Recomendações Gerais Aplicáveis ao Aeroporto:

Plano Diretor de Inundações e Macrodrenagem: O relatório recomenda fortemente a elaboração de um Plano Diretor de Inundações e Drenagem para Porto Alegre, com atenção especial à proteção de infraestruturas críticas como o aeroporto. Esse plano deve incluir:

* Análise detalhada dos riscos de inundação na área do aeroporto.

* Definição de níveis de proteção adequados para a infraestrutura aeroportuária.

* Elaboração de medidas estruturais e não estruturais para reduzir os riscos.

Medidas Estruturais:

* Diques e Barreiras: Construção de diques ou barreiras de proteção ao redor da área do aeroporto, com altura suficiente para conter as cheias, considerando os níveis projetados pelo Plano Diretor.

* Estações de bombeamento: Implementação de um sistema de bombeamento eficiente para remover o excesso de água da área do aeroporto em caso de inundação. As bombas devem ser dimensionadas para operar mesmo em cenários de transbordamento dos sistemas de proteção.

Medidas Não Estruturais:

* Sistema de Alerta Antecipado: Integrar o aeroporto ao sistema de alerta antecipado de inundações da cidade, recebendo informações tempestivas sobre os riscos e previsões de inundação.

Documento identifica “gargalos no fluxo hídrico” da Região de Porto Alegre

1. Ponta da Cadeia (Incluindo o Delta do Rio Jacuí):

* Localização: Próximo à Usina do Gasômetro, onde o Rio Jacuí encontra o Lago Guaíba.
* Características: Largura de aproximadamente 1000 metros com profundidade média de 2 a 3 metros.
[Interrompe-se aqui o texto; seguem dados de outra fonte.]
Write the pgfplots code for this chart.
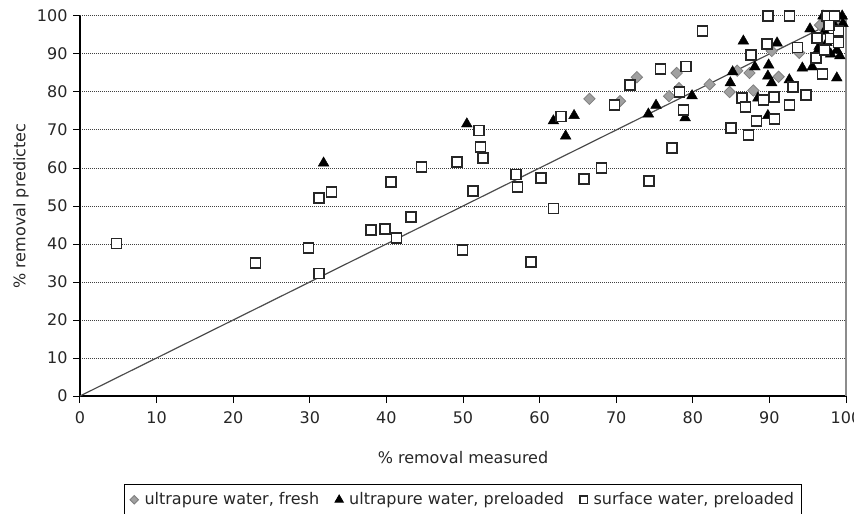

* Problema: A reduzida profundidade e a largura do rio neste ponto, incluindo a área do Delta do Rio Jacuí a montante (com aproximadamente 11 km de extensão), restringem a vazão da água, criando um efeito de “engarrafamento” durante as cheias.

* Evidências: Medições da UFRGS durante a enchente de maio de 2024 indicaram uma vazão de 40.000 m³/s na Ponta da Cadeia, e a elevação linear do nível da água a montante a partir deste ponto demonstra o efeito de represamento.

2. Ponta de Itapuã:

* Localização: Aproximadamente 40 km ao sul da Ponta da Cadeia, ao longo do Rio Guaíba.

* Características: Estreitamento do Rio Guaíba para aproximadamente 3,7 km de largura.

* Problema: A redução drástica da largura do rio neste ponto limita a vazão da água em direção à Lagoa dos Patos.

* Evidências: Simulações da UFRGS indicam que a dragagem em Ponta de Itapuã, em conjunto com a dragagem na Ponta da Cadeia, poderia reduzir ainda mais os níveis de inundação.

3. Barra de Rio Grande:

* Localização: Saída da Lagoa dos Patos para o Oceano Atlântico.

* Características: Constrição na saída da Lagoa dos Patos.

* Problema: A capacidade de escoamento da Lagoa dos Patos para o oceano é limitada neste ponto, o que retarda o esvaziamento da Lagoa e contribui para a manutenção de níveis elevados de água em toda a região, impactando também Porto Alegre.

* Evidências: A lenta redução do nível da água na Lagoa dos Patos após a enchente de maio de 2024, mesmo um mês após o evento, demonstra a restrição de fluxo na Barra de Rio Grande.

O relatório sugere que a dragagem, especialmente na Ponta da Cadeia e Ponta de Itapuã, poderia aumentar a capacidade de escoamento do sistema e reduzir os níveis de inundação em Porto Alegre. No entanto, ressalta a necessidade de estudos aprofundados para avaliar os impactos da dragagem na morfologia do sistema e a viabilidade da dragagem na Barra de Rio Grande.